Ma, ancora, liberazione di che e da che cosa?
* Vedere Cena Nº12, Dare voce al corpo o della coscienza corporeizzata
(2, continua)
3. L’ipercorpo, tra reale e virtuale
Quale esperienza è più immediata che la presenza del corpo? Eppure, da sempre, questa esperienza vive della sua propria dualità, quella tra realtà del corpo, in carne ed ossa, e realtà “rappresentata”, la sua messa in scena e, sempre più, nella cultura di massa, «in immagine» multisensoriale; una dualità che, attraverso le tecniche di comunicazione a distanza, è sempre più sotto il segno della dislocazione, dell’essere qui e, al tempo stesso, altrove.

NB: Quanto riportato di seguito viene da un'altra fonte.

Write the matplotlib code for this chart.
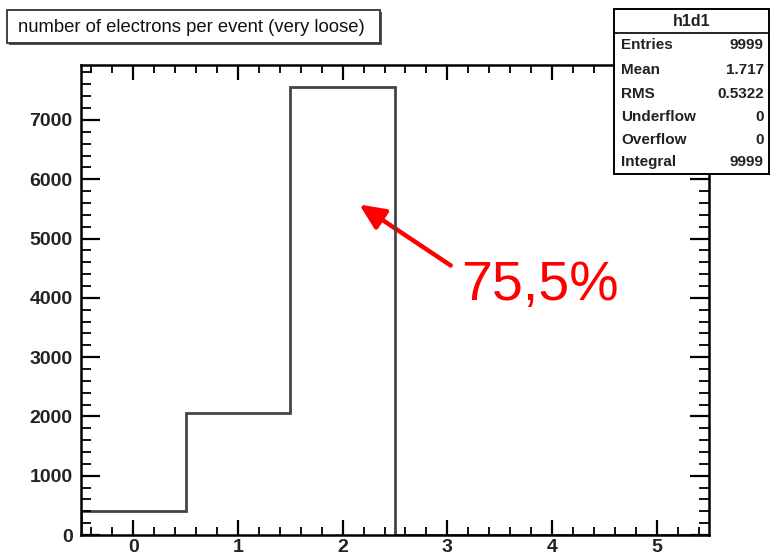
import numpy as np
import matplotlib
matplotlib.use("Agg")
import matplotlib.pyplot as plt
from matplotlib.patches import Rectangle, FancyArrowPatch
from matplotlib.ticker import MultipleLocator

plt.rcParams["font.family"] = ["Liberation Sans", "DejaVu Sans"]

# histogram h1d1: electrons per event, unit bins centred on integers
bin_edges = [-0.5, 0.5, 1.5, 2.5, 3.5, 4.5, 5.5]
counts = [400, 2050, 7549, 0, 0, 0]
title = "number of electrons per event (very loose)"
stat_names = ["Entries", "Mean", "RMS", "Underflow", "Overflow", "Integral"]
stat_values = ["9999", "1.717", "0.5322", "0", "0", "9999"]
frac_label = "75,5%"

W, H = 771, 556
fig = plt.figure(figsize=(W / 100, H / 100), dpi=100)
ax = fig.add_axes([81 / W, 1 - 535 / H, (709 - 81) / W, (535 - 65) / H])

ax.set_xlim(-0.5, 5.5)
ax.set_ylim(0, max(counts) * 1.05)

ax.xaxis.set_major_locator(MultipleLocator(1))
ax.xaxis.set_minor_locator(MultipleLocator(0.2))
ax.yaxis.set_major_locator(MultipleLocator(1000))
ax.yaxis.set_minor_locator(MultipleLocator(200))
ax.tick_params(which="both", direction="in", top=True, right=True, color="black")
ax.tick_params(axis="x", which="major", length=11, width=1.6, pad=3)
ax.tick_params(axis="x", which="minor", length=5.5, width=1.3)
ax.tick_params(axis="y", which="major", length=13.5, width=1.6, pad=6)
ax.tick_params(axis="y", which="minor", length=7, width=1.3)
for lab in ax.get_xticklabels() + ax.get_yticklabels():
    lab.set_fontsize(14)
    lab.set_fontweight("bold")
    lab.set_color("#222222")
for s in ax.spines.values():
    s.set_linewidth(1.8)

# red annotation (under the histogram line)
fig.add_artist(FancyArrowPatch((453 / W, 1 - 267 / H), (357 / W, 1 - 203 / H),
                               transform=fig.transFigure,
                               arrowstyle="-|>,head_length=1.1,head_width=0.5",
                               color="red", lw=3.2, mutation_scale=14, zorder=1))
fig.text(461 / W, 1 - 300 / H, frac_label, fontsize=40, color="red", ha="left", va="baseline", zorder=8)

ax.set_zorder(2)
ax.patch.set_alpha(0)
ax.stairs(counts, bin_edges, color="#444444", lw=2.0, baseline=0)

# title pave with shadow
tx0, ty0, tx1, ty1 = 7, 10, 380, 43
fig.patches.append(Rectangle((tx0 / W + 2 / W, 1 - ty1 / H - 2 / H), (tx1 - tx0) / W, (ty1 - ty0) / H,
                             transform=fig.transFigure, fc="#555555", ec="none", zorder=5))
fig.patches.append(Rectangle((tx0 / W, 1 - ty1 / H), (tx1 - tx0) / W, (ty1 - ty0) / H,
                             transform=fig.transFigure, fc="white", ec="#333333", lw=1.3, zorder=6))
fig.text((tx0 + 11) / W, 1 - 27 / H, title, fontsize=13.3, va="center", ha="left", color="#111111", zorder=7)

# stats box
sx0, sy0, sx1, sy1 = 614, 9, 769, 174
fig.add_artist(Rectangle((sx0 / W, 1 - sy1 / H), (sx1 - sx0) / W, (sy1 - sy0) / H,
                         transform=fig.transFigure, fc="white", ec="black", lw=1.4, zorder=6))
fig.add_artist(plt.Line2D([sx0 / W, sx1 / W], [1 - 33 / H, 1 - 33 / H], color="black", lw=1.2, zorder=7))
fig.text((sx0 + sx1) / 2 / W, 1 - 21 / H, "h1d1", fontsize=11.5, fontweight="bold", ha="center", va="center",
         color="#222222", zorder=7)
row_y = [45, 70, 94, 117, 140, 162]
for name, val, yy in zip(stat_names, stat_values, row_y):
    fig.text(621 / W, 1 - yy / H, name, fontsize=11, fontweight="bold", ha="left", va="center",
             color="#222222", zorder=7)
    fig.text(764 / W, 1 - yy / H, val, fontsize=11, fontweight="bold", ha="right", va="center",
             color="#222222", zorder=7)

fig.savefig("out.png", dpi=100)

L’intensificazione dell’esperienza, nello spazio e nel tempo, in un tempo e in uno spazio concentrato, è la promessa che la rappresentazione del corpo contiene: un riscatto dalla scarsa vivacità e banalità della realtà quotidiana.
È dunque questo il destino del corpo, oggi, di espandersi attraverso la trasmissione, sotto forma di data elettronici, nella rete globale dei nuovi media? Un ipercorpo, in continua interazione sociale, la cui rappresentazione tecnologica, a sua volta, per un effetto di ritorno, finisce per incorporarsi nell’esperienza del corpo stesso, come in un gioco di specchi, in un riflesso di cui non si sa più qual è l’originale?
A quale prezzo, però? Al prezzo di una fruizione solipsistica, di un’interazione virtuale, gravida di potenzialità, ma solitaria, di un essere solo, di fronte allo schermo.
(3, continua)
4. Un corpo imprigionato
Non ci resta che il corpo, la presenza del corpo? E, senza più anima, vivere la nuda vita del corpo?
Non sembra. È la cultura dell’immagine dei mass media, e ora la tecnologia dei nuovi media, a rendere impraticabile questa soluzione. È il suo sguardo incorporeo, che finisce per conferire al nostro corpo un’anima, a imprigionare in permanenza il corpo nel presente, nel qui e ora dell’istante?
(4, continua)
5. Il corpo virtuale in in(ter)azione
La realtà virtuale è l’inazione di un corpo recluso nel puro spazio dell’immaginario? Oppure, è la “realtà aumentata“ dell’interazione dell’uomo con la realtà stessa?
La virtualità ci obbliga a estendere il concetto di «immaginario», il potere di «invenzione», alla più ampia concezione che l’uomo ha di sé stesso e del mondo. L’invenzione si espande all’intero campo della vita mentale e dell’azione, si svela come capacità di interagire con e nel mondo.
L’invenzione è il nostro potere creativo di ridefinire la realtà, il contesto che è parte della nostra esperienza (tra l’infinitamente piccolo e l’infinitamente grande) – ed è anche la realtà che la nostra esperienza costruisce.
Ma, forse, la virtualità del corpo ci dice anche che siamo in attesa di un vero Internet, di una vera interazione in grado di soddisfare il bisogno e il desiderio di autorealizzazione.